By: Nancylyn Hogarty, Strategist
Homebound consumers with plenty of time on their hands are turning to DIY projects for entertainment, to solve supply shortage problems, and just to make something good out of a rough situation.
Since the beginning of March, DIY mentions have increased steadily – and many of these DIY conversations are happening within Coronavirus related mentions (Synthesio, April 2020).
Many examples of DIY projects involve upcycling or repurposing household items into products that are in short supply. Content featuring creative development of masks, homemade hand sanitizer, and hands-free products for use around the house or in businesses is plentiful.
Brands & DIY
Engaging consumers in new ways, especially to meet a pressing need, isn’t just a good idea during quarantine – it’s good for a brand’s long-term health. Brands that act with empathy and purpose today are cementing relationships that will endure post-COVID-19.
Much of the DIY conversation and activity is in expected categories – kids, crafts, cooking, and home décor/improvement. Helping consumers master something they already enjoy is how brands in those categories build loyalty. For them, this kind of DIY content has always been a natural fit. But we’re now seeing them step out in new and surprising ways.
Ragu recently shared a post on Instagram with easy instructions to create a DIY herb planter using empty pasta sauce jars. The post cleverly encouraged three things: consumption of Ragu’s core product, reuse of its packaging, and cultivating herbs that enhance Ragu on the plate.
View this post on Instagram
There’s never been a better time to create your own food sources. Start small by filling the bottom of an empty RAGÚ® pasta sauce jar with pebbles for drainage and top with soil. Then, plant some seeds for fresh herbs to add to your favorite recipes. Pro tip: get the kids involved for a fun, at-home activity. #kidsathome #activitiesforkids
Bombay Saphire partnered with Skillshare to offer three months of free classes via their new learning platform Create From Home where they share not only cocktail recipes, but high-end DIY projects as well.
Some brands have moved to support front-line health workers and are asking consumers to do the same through DIY activities. For example, Lowes is now encouraging quarantined DIYers to #BuildThanks for first responders and essential workers with yard signs.
The current climate has created a need and appetite for a much wider array of brands, and those beyond the traditional DIY sphere, to lend their voices and expertise with DIY content.
Burger King gave fans a peek inside the bun when it shared the ingredients needed for a Quarantine Whopper to maintain brand connection without the visit. And, Circle K leveraged its role as a snack destination to help make movie night in more fun with a tutorial for creating an at-home projector from a box.
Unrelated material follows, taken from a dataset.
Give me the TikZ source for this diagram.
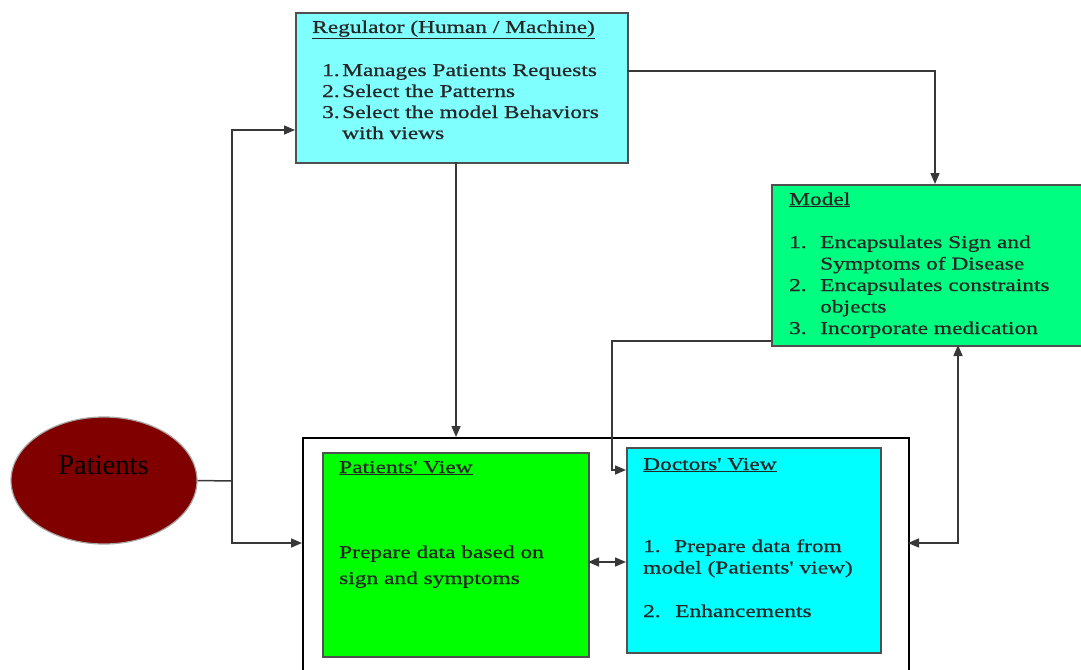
\documentclass[tikz,border=0pt]{standalone}
\usepackage{fontspec}
\setmainfont{Liberation Serif}
\newfontfamily\boxfont[FakeStretch=1.3,FakeBold=0.7]{Liberation Serif}
\usetikzlibrary{arrows.meta,shapes.geometric}
\definecolor{regfill}{HTML}{80FFFF}
\definecolor{modfill}{HTML}{00FF80}
\definecolor{pvfill}{HTML}{00FF00}
\definecolor{dvfill}{HTML}{00FFFF}
\definecolor{patfill}{HTML}{800000}
\definecolor{boxedge}{HTML}{505050}
\definecolor{linkc}{HTML}{383838}
\definecolor{ink}{HTML}{262626}
\begin{document}
\begin{tikzpicture}[x=1pt,y=-1pt,
  box/.style={draw=boxedge, line width=1.8pt, anchor=north west, inner sep=0pt},
  txt/.style={anchor=base west, inner sep=0pt, font=\boxfont\fontsize{18}{21.5}\selectfont, text=ink},
  link/.style={draw=linkc, line width=1.5pt},
  tip/.tip={Triangle[length=11pt,width=9pt]},
  arr/.style={link, -tip},
  arrs/.style={link, tip-tip}]
\clip (0,0) rectangle (1081,669);

% Regulator
\node[box, fill=regfill, minimum width=332pt, minimum height=150pt] (reg) at (295,12) {};
\node[txt] (regT) at (312,33) {\underline{Regulator (Human / Machine)}};
\node[txt] (r1n) at (322,76) {1.};
\node[txt] (r1) at (342,76) {Manages Patients Requests};
\node[txt] (r2n) at (322,97) {2.};
\node[txt] (r2) at (342,97) {Select the Patterns};
\node[txt] (r3n) at (322,118) {3.};
\node[txt] (r3) at (342,118) {Select the model Behaviors};
\node[txt] (r3b) at (342,139) {with views};

% Model
\node[box, fill=modfill, minimum width=320pt, minimum height=161pt] (mod) at (771,184) {};
\node[txt] (modT) at (789,205) {\underline{Model}};
\node[txt] (m1n) at (789,248) {1.};
\node[txt] (m1) at (820,248) {Encapsulates Sign and};
\node[txt] (m1b) at (820,269.5) {Symptoms of Disease};
\node[txt] (m2n) at (789,291) {2.};
\node[txt] (m2) at (820,291) {Encapsulates constraints};
\node[txt] (m2b) at (820,312.5) {objects};
\node[txt] (m3n) at (789,334) {3.};
\node[txt] (m3) at (820,334) {Incorporate medication};

% Patients
\node[ellipse, draw=gray!70, line width=1.2pt, fill=patfill, minimum width=186pt, minimum height=127pt, inner sep=0pt] (pat) at (104,480.5) {};
\node[anchor=base, inner sep=0pt, font=\fontsize{28.5}{30}\selectfont, text=black] (patT) at (103.5,474) {Patients};

% Views container
\node[draw=black, line width=1.5pt, anchor=north west, minimum width=606pt, minimum height=260pt, inner sep=0pt] (views) at (302,437) {};

% Patients' View
\node[box, fill=pvfill, minimum width=266pt, minimum height=204pt] (pv) at (322,452) {};
\node[txt] (pvT) at (339,473) {\underline{Patients' View}};
\node[txt] (pv1) at (339,558) {Prepare data based on};
\node[txt] (pv2) at (339,584) {sign and symptoms};

% Doctors' View
\node[box, fill=dvfill, minimum width=254pt, minimum height=205pt] (dv) at (626,447) {};
\node[txt] (dvT) at (643,470) {\underline{Doctors' View}};
\node[txt] (d1n) at (643,552) {1.};
\node[txt] (d1) at (674,552) {Prepare data from};
\node[txt] (d1b) at (643,573.5) {model (Patients' view)};
\node[txt] (d2n) at (643,617) {2.};
\node[txt] (d2) at (675,617) {Enhancements};

% connection points
\coordinate (split) at (232,481);
\coordinate (regIn) at (295,130);
\coordinate (viewsIn) at (302,543);
\coordinate (regOut) at (627,71);
\coordinate (modIn) at (935,184);
\coordinate (regDown) at (456,162);
\coordinate (viewsTop) at (456,437);
\coordinate (modOut) at (771,341);
\coordinate (bendA) at (612,470);
\coordinate (dvIn) at (626,470);
\coordinate (pvR) at (588,562);
\coordinate (dvL) at (626,562);
\coordinate (modB) at (958,345);
\coordinate (viewsR) at (908,543);

% connectors
\draw[link] (pat.east) -- (split);
\draw[arr] (split) |- (regIn);
\draw[arr] (split) |- (viewsIn);
\draw[arr] (regDown) -- (viewsTop);
\draw[arr] (regOut) -| (modIn);
\draw[arr] (modOut) -| (bendA) -- (dvIn);
\draw[arrs] (pvR) -- (dvL);
\draw[arrs] (modB) |- (viewsR);
\end{tikzpicture}
\end{document}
With this DIY trend in mind, here are some questions consumer brands and marketers should be asking:
How can brands help consumers create the experiences consumers are craving right now?
How can brands encourage consumers to engage with their products in new and unique ways?
How can brands support consumers who want to improve their skill or mastery in some area?
How can brands take authenticity to another level, sharing what’s deeply true, even proprietary about the brand?
How might brands engage their consumers to solve real problems for individuals, families and communities?